Involuntary Childlessness in Nepal: Instances of Competition, Contestations, and Conflicts, among the Plural Healing Practices and Healing Journeys
This paper is a part of an ongoing PhD project that seeks to fill the gap that exists in the current scholarship on infertility, which is heavily skewed toward female infertility and biomedical interventions. The major objective of the project is to understand how different healing practices that exist in the medically plural landscape in Nepal shape the experience of involuntarily childless men. This will be done partly by investigating the nature of the competition, contestation, conflict, appropriation, and entanglement between different treatment and coping possibilities for infertility found in Nepal (biomedical, ritual and non-biomedical) and understanding how Nepali men coping with infertility negotiate between various options of healing practices they encounter in their therapeutic quest.
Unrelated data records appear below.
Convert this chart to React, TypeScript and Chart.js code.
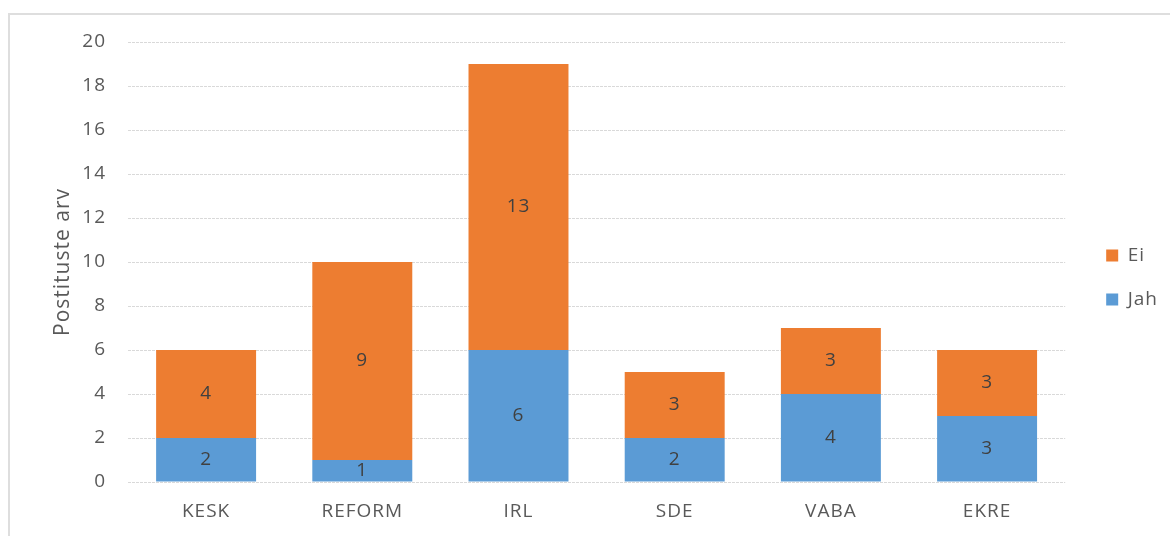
import React, { useEffect, useRef } from "react";
import { Chart, registerables } from "chart.js";

Chart.register(...registerables);

const categories = ["KESK", "REFORM", "IRL", "SDE", "VABA", "EKRE"];
const jahValues = [2, 1, 6, 2, 4, 3];
const eiValues = [4, 9, 13, 3, 3, 3];
const yTicks = [0, 2, 4, 6, 8, 10, 12, 14, 16, 18, 20];

const FONT = "'Open Sans', 'DejaVu Sans', sans-serif";
const FS = 19;

const spacing = {
  id: "spacing",
  beforeDraw(chart: any) {
    (chart.ctx as any).letterSpacing = "1px";
  },
  afterDraw(chart: any) {
    (chart.ctx as any).letterSpacing = "0px";
  },
};

const barLabels = {
  id: "barLabels",
  afterDatasetsDraw(chart: any) {
    const ctx = chart.ctx;
    ctx.save();
    ctx.fillStyle = "#404040";
    ctx.font = `${FS}px ${FONT}`;
    ctx.textAlign = "center";
    ctx.textBaseline = "middle";
    chart.data.datasets.forEach((ds: any, i: number) => {
      const meta = chart.getDatasetMeta(i);
      meta.data.forEach((el: any, j: number) => {
        const v = ds.data[j];
        ctx.fillText(String(v), el.x, (el.y + el.base) / 2);
      });
    });
    ctx.restore();
  },
};

export default function App() {
  const ref = useRef<HTMLCanvasElement>(null);
  useEffect(() => {
    const chart = new Chart(ref.current!, {
      type: "bar",
      data: {
        labels: categories,
        datasets: [
          { label: "Jah", data: jahValues, backgroundColor: "#5B9BD5", barPercentage: 0.64, categoryPercentage: 1 },
          { label: "Ei", data: eiValues, backgroundColor: "#ED7D31", barPercentage: 0.64, categoryPercentage: 1 },
        ],
      },
      options: {
        animation: false,
        responsive: false,
        layout: { padding: { left: 50, top: 29, right: 5, bottom: 10 } },
        plugins: {
          tooltip: { enabled: false },
          legend: {
            position: "right",
            reverse: true,
            labels: {
              boxWidth: 12,
              boxHeight: 12,
              padding: 25,
              color: "#595959",
              font: { family: FONT, size: FS },
            },
          },
        },
        scales: {
          x: {
            stacked: true,
            grid: { display: false, drawTicks: false },
            border: { display: false },
            afterFit: (s: any) => { s.height = 44; },
            ticks: { color: "#595959", font: { family: FONT, size: FS }, padding: 18 },
          },
          x2: {
            position: "top",
            display: true,
            grid: { display: false, drawTicks: false },
            border: { display: false },
            ticks: { display: false },
            afterFit: (s: any) => { s.height = 13; },
          },
          y: {
            stacked: true,
            min: 0,
            max: 20,
            afterBuildTicks: (s: any) => { s.ticks = yTicks.map((v) => ({ value: v })); },
            afterFit: (s: any) => { s.width = 78; },
            grid: { color: "#d9d9d9", drawTicks: false },
            border: { display: false, dash: [3, 1] },
            ticks: { color: "#595959", font: { family: FONT, size: FS }, padding: 22 },
            title: {
              display: true,
              text: "Postituste arv",
              color: "#595959",
              font: { family: FONT, size: 21 },
              padding: { top: 0, bottom: 0 },
            },
          },
          y2: {
            position: "right",
            display: true,
            min: 0,
            max: 20,
            afterFit: (s: any) => { s.width = 16; },
            grid: { display: false },
            border: { display: false },
            ticks: { display: false },
          },
        },
      },
      plugins: [spacing, barLabels],
    });
    return () => chart.destroy();
  }, []);
  return (
    <div>
      <div style={{ position: "fixed", left: 8, top: 13, width: 1300, height: 700, border: "2px solid #dedede", boxSizing: "border-box" }} />
      <canvas ref={ref} width={1170} height={536} style={{ position: "fixed", left: 0, top: 0 }} />
    </div>
  );
}
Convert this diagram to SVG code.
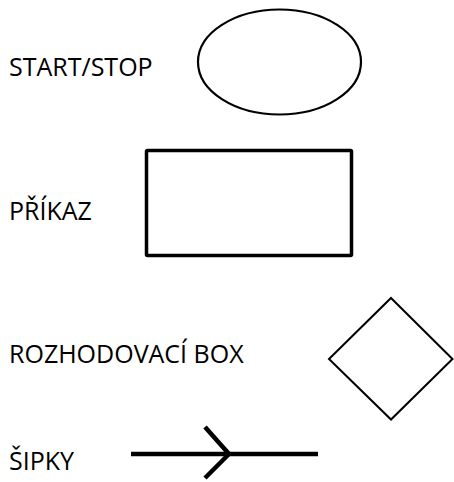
<svg xmlns="http://www.w3.org/2000/svg" width="454" height="482" viewBox="0 0 454 482">
<style>
.lbl{font-family:"Open Sans","Liberation Sans",Arial,sans-serif;font-size:25px;fill:#000}
.shape{fill:#fff;stroke:#000}
</style>
<rect width="454" height="482" fill="#fff"/>
<g id="start-stop">
<text class="lbl" x="9" y="76">START/STOP</text>
<ellipse class="shape" cx="279.5" cy="62" rx="81.5" ry="52.5" stroke-width="2.2"/>
</g>
<g id="prikaz">
<text class="lbl" x="9" y="220">PŘÍKAZ</text>
<rect class="shape" x="146.5" y="150.5" width="205" height="105" stroke-width="3.5" rx="1"/>
</g>
<g id="rozhodovaci-box">
<text class="lbl" x="9" y="363">ROZHODOVACÍ BOX</text>
<polygon class="shape" points="391,298 452.5,359 391,419.5 329,359" stroke-width="2"/>
</g>
<g id="sipky">
<text class="lbl" x="9" y="470">ŠIPKY</text>
</g>
<g id="connectors">
<line x1="131" y1="454" x2="318" y2="454" stroke="#000" stroke-width="4.5"/>
<polyline points="205,427 229,454 205,478" fill="none" stroke="#000" stroke-width="4.5"/>
</g>
</svg>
However, for the purpose of this paper, I will engage with the objective by limiting myself to the data I have gathered from: i) an ethnographic study (non-participant observation), since October 2016, of an infertility clinic in Kathmandu and interviews (semi-structured questions and informal discussions) with the patients (both male and female), doctors, and the staff in the clinic; ii) an interview with a healer who offers Astrology, Ayurveda, and Tantra healing services; iii) interviews with two men I met through snowball sampling method. With the few ethnographic narratives from my data, I aim to illustrate the ways in which various healing strategies for infertility found in Nepal compete, contest and come in conflict with each other. The theoretical framework of medical pluralism in Asian medical systems (Leslie 1976, 1980; Sujatha and Abraham 2012; Naraindas, 2006; Naraindas, Quack and Sax 2014) and Pigg’s work on the “questions of the villager’s belief” (1996) will allow me to analyze and comprehend the asymmetrical relationship between plural healing options pursued by the Nepali men coping with infertility.